The idea became more widely used in the 1920s. Stewart James notes that the stack was in use within an H. S. Paine release from 1922; see Stewart James: The First Fifty Years, 1989, p. 151. Walter B. Gibson also used such a stack in “A Marvelous Prediction,” published in his book Popular Card Tricks, 1928, p. 38. Theodore Annemann does the same in the context of the trick “The Premier Book Test,” published in Annemann's Mental Mysteries, 1929, p. 1, and later in Encyclopedia of Card Tricks, 1936, p. 221.
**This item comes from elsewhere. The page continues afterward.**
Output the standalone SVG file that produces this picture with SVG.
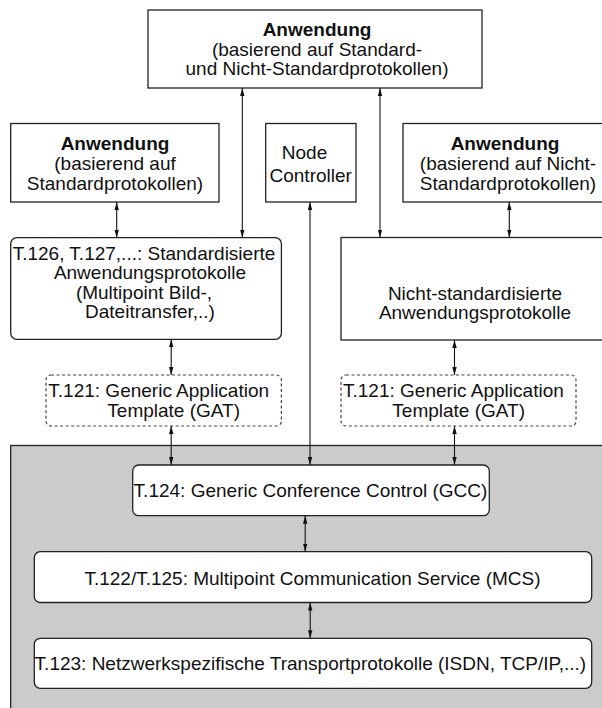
<svg xmlns="http://www.w3.org/2000/svg" width="602" height="708" viewBox="0 0 602 708">
  <defs>
    <marker id="head" viewBox="0 0 8 6" markerWidth="8" markerHeight="6" refX="8" refY="3" orient="auto-start-reverse" markerUnits="userSpaceOnUse">
      <path d="M0,0.8 L8,3 L0,5.2 z" fill="#111"/>
    </marker>
    <style>
      .box { fill: #fff; stroke: #222; stroke-width: 1.3; }
      .dash { fill: #fff; stroke: #444; stroke-width: 1.2; stroke-dasharray: 3 2.5; }
      .band { fill: #cbcbcb; stroke: #222; stroke-width: 1.3; }
      text { font-family: "Liberation Sans", Arial, sans-serif; font-size: 19px; fill: #111; text-anchor: middle; }
      .b { font-weight: bold; }
      .link { fill: none; stroke: #111; stroke-width: 1.1; marker-start: url(#head); marker-end: url(#head); }
    </style>
  </defs>

  <!-- shaded conference-layer band -->
  <rect class="band" x="10.7" y="445.5" width="600" height="270"/>

  <g id="app-mixed">
    <rect class="box" x="148" y="10" width="334" height="78"/>
    <text x="317" y="36" class="b">Anwendung</text>
    <text x="317" y="55.5">(basierend auf Standard-</text>
    <text x="317" y="75">und Nicht-Standardprotokollen)</text>
  </g>

  <g id="app-std">
    <rect class="box" x="10.7" y="123.5" width="208.3" height="78.5"/>
    <text x="115" y="150" class="b">Anwendung</text>
    <text x="115" y="170">(basierend auf</text>
    <text x="115" y="190">Standardprotokollen)</text>
  </g>

  <g id="node-controller">
    <rect class="box" x="265.7" y="123.5" width="90.3" height="78.5"/>
    <text x="304.5" y="159">Node</text>
    <text x="310.7" y="181.5">Controller</text>
  </g>

  <g id="app-nonstd">
    <rect class="box" x="403" y="123.5" width="220" height="78.5"/>
    <text x="505" y="150" class="b">Anwendung</text>
    <text x="508" y="170">(basierend auf Nicht-</text>
    <text x="508" y="190">Standardprotokollen)</text>
  </g>

  <g id="std-protocols">
    <rect class="box" x="10.7" y="237.7" width="270.7" height="101.6" rx="6"/>
    <text x="144" y="259.5">T.126, T.127,...: Standardisierte</text>
    <text x="150" y="279">Anwendungsprotokolle</text>
    <text x="144" y="298.5">(Multipoint Bild-,</text>
    <text x="150" y="318">Dateitransfer,..)</text>
  </g>

  <g id="nonstd-protocols">
    <rect class="box" x="341" y="237.5" width="280" height="102.5"/>
    <text x="475" y="299.5">Nicht-standardisierte</text>
    <text x="475" y="319">Anwendungsprotokolle</text>
  </g>

  <g id="gat-left">
    <rect class="dash" x="46" y="375" width="235.4" height="51" rx="5"/>
    <text x="158.7" y="397">T.121: Generic Application</text>
    <text x="173.7" y="416.5">Template (GAT)</text>
  </g>

  <g id="gat-right">
    <rect class="dash" x="341" y="375" width="235" height="51" rx="5"/>
    <text x="453.4" y="397">T.121: Generic Application</text>
    <text x="458.7" y="416.5">Template (GAT)</text>
  </g>

  <g id="gcc">
    <rect class="box" x="132.7" y="465" width="356.6" height="50.7" rx="6"/>
    <text x="310.5" y="497">T.124: Generic Conference Control (GCC)</text>
  </g>

  <g id="mcs">
    <rect class="box" x="34.3" y="551.7" width="557.4" height="50.8" rx="6"/>
    <text x="312.5" y="585">T.122/T.125: Multipoint Communication Service (MCS)</text>
  </g>

  <g id="transport">
    <rect class="box" x="34.3" y="638.3" width="557.4" height="50" rx="6"/>
    <text x="310.4" y="670">T.123: Netzwerkspezifische Transportprotokolle (ISDN, TCP/IP,...)</text>
  </g>

  <g id="connectors">
    <line class="link" x1="242.3" y1="88" x2="242.3" y2="237.7"/>
    <line class="link" x1="380" y1="88" x2="380" y2="237.5"/>
    <line class="link" x1="116.7" y1="202" x2="116.7" y2="237.7"/>
    <line class="link" x1="509.3" y1="202" x2="509.3" y2="237.5"/>
    <line class="link" x1="310" y1="202" x2="310" y2="465"/>
    <line class="link" x1="171.2" y1="339.3" x2="171.2" y2="375"/>
    <line class="link" x1="171.2" y1="426" x2="171.2" y2="465"/>
    <line class="link" x1="454.5" y1="340" x2="454.5" y2="375"/>
    <line class="link" x1="454.5" y1="426" x2="454.5" y2="465"/>
    <line class="link" x1="305.2" y1="515.7" x2="305.2" y2="551.7"/>
    <line class="link" x1="310.2" y1="602.5" x2="310.2" y2="638.3"/>
  </g>
</svg>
Karl Fulves, in Prolix, No. 5, 2009, p. 287, points out that Charles Jordan was an early pioneer of the general principle, with tricks such as “Psychic Prediction” and “Fate and the Joker” from Four Full Hands of Down to the Minute Magical Effects, 1922, p. 34 and 35 from the 1947 edition, respectively. Fulves also points out T. Page Wright's “A Prophetic Card Discovery” in The Sphinx, Vol. 23 No. 3, May 1924, p. 88, which relies on a 14/15 stack. Wright in turn cites an unspecified trick of William Larsen, which Fulves surmises may be “Prophesied Discovery” in Glenn Gravatt's Second Encyclopedia of Card Tricks, 1936, p. 76. This is a good guess on Fulves's part because Wright and Larsen actually teamed up to release The L.W. Card Mysteries, n.d. (c. 1928), p. 3 of the second edition, where they taught that very trick, “A Prophesied Discovery”. Larsen's trick, however, doesn't use the 14/15 stack. Instead, it uses a different stack to achieve a similar end result. Instead of cutting, the stack allows piles to be dealt with different numbers of cards in each. No matter which pile the spectator picks up, all the values add up to ten.

Wright had a competitor in 1924. H. S. Paine, that year, advertised “A Remarkable Prophecy” in Catalog No. 11 of his Chicago Magic Co. “A Remarkable Prophecy” is identical to Wright's “Prophetic Card Discovery”. In Stewart James in Print: The First Fifty Years, 1989, p. 151, James, a reliable historian, wrote that Paine had released this trick “as early as 1922”. However, Steve Beam and George Daily checked all the Chicago Magic Company's catalogs from 1921 through 1927, and found “Prophetic Card Discovery” offered only in catalogs No. 11 (1924) and No. 13 (1927); see Beam's Smokers, 2022, p. 27. Beam's book offers a detailed history of the 14/15 Principle.